Born in South Korea and raised in Atlanta, Jung San, known professionally as San E, first landed notoriety after winning the “Best Hip Hop Song” accolade at the 2010 Korean Music Awards for his hit track, “Rap Genius.” After becoming the first solo rap artist to sign with JYP Entertainment, San E’s success would spear through the South Korean charts. The rapper ultimately left JYP in 2013, now releasing music via Brand New Music where he continues to churn out hits, drop bars and capture fans with his “clean” GQ-meets-suburban mall kid style.

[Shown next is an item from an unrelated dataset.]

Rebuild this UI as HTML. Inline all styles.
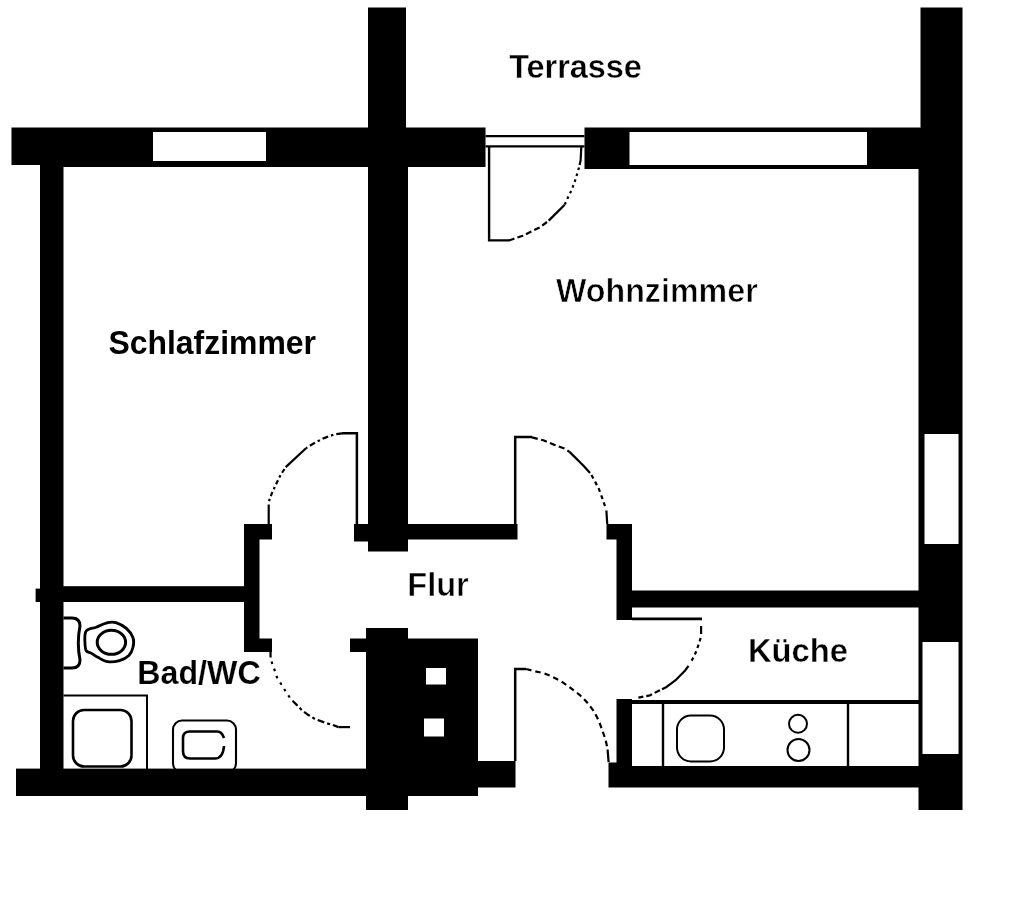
<!DOCTYPE html>
<html lang="de">
<head>
<meta charset="utf-8">
<title>Grundriss</title>
<style>
html,body{margin:0;padding:0;background:#fff;}
body{width:1024px;height:898px;overflow:hidden;}
svg{display:block;}
text{font-family:"Liberation Sans",sans-serif;font-weight:bold;font-size:32px;fill:#000;}
.w{fill:#000;}
.g{fill:#fff;}
.l{fill:none;stroke:#000;stroke-width:2;}
.d{fill:none;stroke:#000;stroke-width:2.2;stroke-dasharray:6 3.5;stroke-linejoin:round;}
</style>
</head>
<body>
<svg width="1024" height="898" viewBox="0 0 1024 898">
<defs>
<filter id="soft" x="0" y="0" width="1024" height="898" filterUnits="userSpaceOnUse"><feGaussianBlur stdDeviation="0.45"/></filter>
</defs>
<rect width="1024" height="898" fill="#fff"/>
<g filter="url(#soft)">
<!-- walls -->
<g class="w">
<rect x="11.5" y="127.5" width="474" height="37.5"/>
<rect x="63" y="165" width="422.5" height="2"/>
<rect x="368" y="7.5" width="38" height="120.5"/>
<rect x="368" y="128" width="40" height="423.5"/>
<rect x="584.5" y="127.5" width="336" height="41.5"/>
<rect x="920.5" y="7.5" width="42" height="120.5"/>
<rect x="918.5" y="128" width="44" height="682"/>
<rect x="40" y="160" width="23.5" height="615"/>
<rect x="40" y="586.2" width="206" height="15.8"/>
<rect x="35.6" y="588.6" width="6" height="13.4"/>
<rect x="244" y="524" width="15.5" height="128"/>
<rect x="244" y="524" width="28" height="15.5"/>
<rect x="244" y="638.5" width="28" height="13.5"/>
<rect x="354" y="524" width="20" height="17.5"/>
<rect x="400" y="524" width="117.5" height="15.5"/>
<rect x="606.5" y="524" width="25.5" height="15.5"/>
<rect x="616.5" y="524" width="15.5" height="96"/>
<rect x="625" y="590.5" width="300" height="17"/>
<rect x="366" y="628" width="42" height="182"/>
<rect x="366" y="638.5" width="112" height="157.5"/>
<rect x="350" y="638.5" width="20" height="13.5"/>
<rect x="16" y="768.6" width="360" height="27.4"/>
<rect x="470" y="761" width="45.5" height="26.5"/>
<rect x="608.5" y="766" width="315" height="21.5"/>
<rect x="608.5" y="762.5" width="12" height="3.5"/>
<rect x="616.5" y="699" width="15.5" height="70"/>
<rect x="625" y="700" width="295" height="4"/>
</g>
<!-- window openings -->
<g class="g">
<rect x="153" y="132" width="113" height="29"/>
<rect x="629.5" y="132" width="237.5" height="33"/>
<rect x="924.5" y="434" width="34" height="110"/>
<rect x="922.5" y="642" width="36" height="112"/>
<rect x="426" y="668" width="20" height="16.5"/>
<rect x="424" y="718.5" width="20" height="18"/>
</g>
<!-- terrace door -->
<path class="l" d="M485.5 136.2H584.5M485.5 146.4H584.5" style="stroke-width:2.3"/>
<path class="l" d="M489.1 146V240.4H510" style="stroke-width:2.4"/>
<path class="d" d="M581.3 147.0 L580.6 160.5 L579.6 165.0" style="stroke-dasharray:none"/>
<path class="d" d="M579.0 167.5 L575.5 179.4 L571.9 189.5 L567.6 198.2 L564.7 204.7" style="stroke-dasharray:2.6 3.6"/>
<path class="d" d="M564.7 204.7 L548.7 220.6" style="stroke-dasharray:none"/>
<path class="d" d="M547.0 222.0 L540.1 227.2 L529.9 232.2 L522.7 235.8 L514.0 238.7 L509.6 240.2" style="stroke-dasharray:6 3.2"/>
<!-- bedroom door -->
<path class="l" d="M356.9 524V433.2H342" style="stroke-width:2.5"/>
<path class="d" d="M342.2 433.3 L334.2 434.5 L324.1 438.1 L315.4 442.4 L306.0 448.2" style="stroke-dasharray:6 3 2.5 3"/>
<path class="d" d="M306.0 448.2 L285.7 467.1" style="stroke-dasharray:none"/>
<path class="d" d="M284.5 469.0 L280.6 475.0 L276.3 483.7 L271.9 493.1 L269.0 501.1" style="stroke-dasharray:4.5 3 2.5 3"/>
<path class="d" d="M268.7 504.5 L268.7 524.0" style="stroke-dasharray:none"/>
<!-- living room door -->
<path class="l" d="M515.2 524V436.9H532" style="stroke-width:2.5"/>
<path class="d" d="M531.9 437.4 L543.4 440.3 L553.6 444.6 L563.7 448.2 L569.5 451.9" style="stroke-dasharray:6 3.5"/>
<path class="d" d="M569.5 451.9 L584.0 466.3 L590.0 473.0" style="stroke-dasharray:none"/>
<path class="d" d="M591.5 475.0 L598.5 488.1 L602.8 499.6 L605.7 508.3" style="stroke-dasharray:4 3.5"/>
<path class="d" d="M606.4 510.5 L607.2 524.0" style="stroke-dasharray:none"/>
<!-- kitchen door -->
<path class="l" d="M632 618.9H702" style="stroke-width:2.6"/>
<path class="d" d="M701.1 620.0 L701.1 634.0" style="stroke-dasharray:0 6 8 0"/>
<path class="d" d="M700.6 638.0 L699.2 642.7 L697.0 649.2 L694.1 656.5 L689.8 663.7" style="stroke-dasharray:3.5 3.5"/>
<path class="d" d="M688.5 665.8 L685.4 670.2 L675.3 680.4 L666.6 686.9 L662.0 689.2" style="stroke-dasharray:none"/>
<path class="d" d="M660.0 690.2 L657.9 691.2 L650.0 695.3 L638.4 697.7" style="stroke-dasharray:6 3"/>
<!-- entrance door -->
<path class="l" d="M515.2 761V669.1H526" style="stroke-width:2.5"/>
<path class="d" d="M526.1 669.0 L534.8 671.2 L543.4 673.1 L550.7 676.0 L560.8 681.1 L568.1 686.1 L579.6 694.8 L586.9 702.1 L594.1 711.5 L599.2 721.6 L602.8 731.7 L605.7 740.4 L607.4 748.0" style="stroke-dasharray:5.5 4"/>
<path class="d" d="M607.6 749.5 L608.6 762.2" style="stroke-dasharray:none"/>
<!-- bath door -->
<path class="d" d="M270.5 652.0 L270.6 657.5" style="stroke-dasharray:none"/>
<path class="d" d="M271.6 661.5 L272.6 664.9 L274.8 670.7 L276.9 677.2 L282.7 686.6 L286.3 692.4 L290.7 698.9" style="stroke-dasharray:2.6 5"/>
<path class="d" d="M292.5 700.8 L297.2 705.4 L302.3 710.5 L308.1 714.8 L315.3 719.2 L325.4 722.8 L332.7 725.0 L338.5 727.1" style="stroke-dasharray:7 3 3 3"/>
<path class="d" d="M338.5 727.1 L350.0 727.1" style="stroke-dasharray:none"/>
<!-- kitchen counter -->
<path class="l" d="M663 703V767M848 703V767" style="stroke-width:2.4"/>
<rect class="l" x="677" y="715.5" width="47" height="46" rx="14" ry="14"/>
<circle class="l" cx="798" cy="723.8" r="9"/>
<circle class="l" cx="798.5" cy="750" r="11"/>
<!-- bath fixtures -->
<path class="l" d="M63.5 695.5H147V770" style="stroke-width:2"/>
<rect class="l" x="73" y="710" width="58.5" height="56.5" rx="11" ry="11" style="stroke-width:2.6"/>
<rect class="l" x="173" y="720.5" width="63" height="52" rx="9" ry="9" style="stroke-width:2.1"/>
<path class="l" d="M224 738Q222 731.5 217 731.5H190Q183 731.5 183 738V751Q183 758.5 190 758.5H215Q223 758.5 224 746" style="stroke-width:2.6"/>
<path class="l" d="M63.5 618H72Q80 618 80 626C78 636 78 650 80 660Q80 668 72 668H63.5" style="stroke-width:3"/>
<path class="l" d="M85.7 631.8 C87.2 628.4 92.7 628.6 96.0 627.3 C99.3 625.9 104.7 623.3 107.7 622.6 C110.7 621.9 113.1 621.7 115.9 622.6 C118.7 623.5 123.9 626.1 126.4 628.4 C129.0 630.7 132.0 635.0 133.0 637.8 C134.0 640.6 133.7 644.5 133.0 647.2 C132.4 649.8 130.9 653.4 128.9 655.4 C126.8 657.4 122.6 659.7 119.4 660.6 C116.2 661.6 110.9 662.2 107.7 661.7 C104.5 661.3 100.8 658.9 98.4 657.6 C95.9 656.4 93.1 654.3 91.2 653.1 C89.3 651.9 86.6 652.8 85.7 649.6 C84.9 646.4 84.2 635.1 85.7 631.8Z" style="stroke-width:2.8;stroke-linejoin:round"/>
<ellipse class="l" cx="111.4" cy="642.3" rx="14.2" ry="12" style="stroke-width:3"/>
<!-- labels -->
<text transform="translate(509.19 77.60) scale(1.0128 1.0600)" stroke="#fff" stroke-width="0.35">Terrasse</text>
<text transform="translate(108.40 353.60) scale(0.9979 1.0600)" stroke="#fff" stroke-width="0">Schlafzimmer</text>
<text transform="translate(556.00 302.00) scale(1.0070 1.0600)" stroke="#fff" stroke-width="0.6">Wohnzimmer</text>
<text transform="translate(407.33 595.60) scale(1.0170 1.0600)" stroke="#fff" stroke-width="0.5">Flur</text>
<text transform="translate(747.97 661.80) scale(1.0220 1.0600)" stroke="#fff" stroke-width="0.35">Küche</text>
<text transform="translate(137.34 683.90) scale(1.0052 1.0600)" stroke="#fff" stroke-width="0.15">Bad/WC</text>
</g>
</svg>
</body>
</html>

Another unsung collaborator on “It G Ma” and member of The Cohort, JayAllDay’s name is maybe not one buzzing around too much yet, but keep watch; the rapper’s notoriety is burgeoning in a big way. Though he may have been caught in the comet trail of the song’s 20 plus million Youtube views, JayAllDay is paving his own way in the Korean rap sphere, dropping a few laudable solo efforts including the infectious trap banger “Sirens.” Recently featured in LA label C2H4’s “A Fucked Up Collection For a Fucked Up World” lookbook, the rapper’s style holds an avant street aesthetic on par to his fellow Cohort brethren.
Dok2 may be young, but that hasn’t stopped him from establishing his own indie hip-hop label, Illionaire, with fellow rapper The Quiett. A long time student of rap music, Dok2 has collaborated with everyone from Drunken Tiger, Bobby, G-Dragon and more. His personal flow seems to favor Southern rap and his fashion sense isn’t far behind. You’ll find him in snapbacks, hoodies and jerseys, complete with chains, rings and more.
The Quiett is yet another seasoned emcee with quite a lot of experience under his belt. As co-founder of Illionaire records, he has been on the vanguard of the South Korean hip-hop movement. He’s also arguably on the vanguard of style. Quiett frequently blends high-fashion looks with more streetwear-centric styles, proving that one can indeed be a gentleman in Timbs.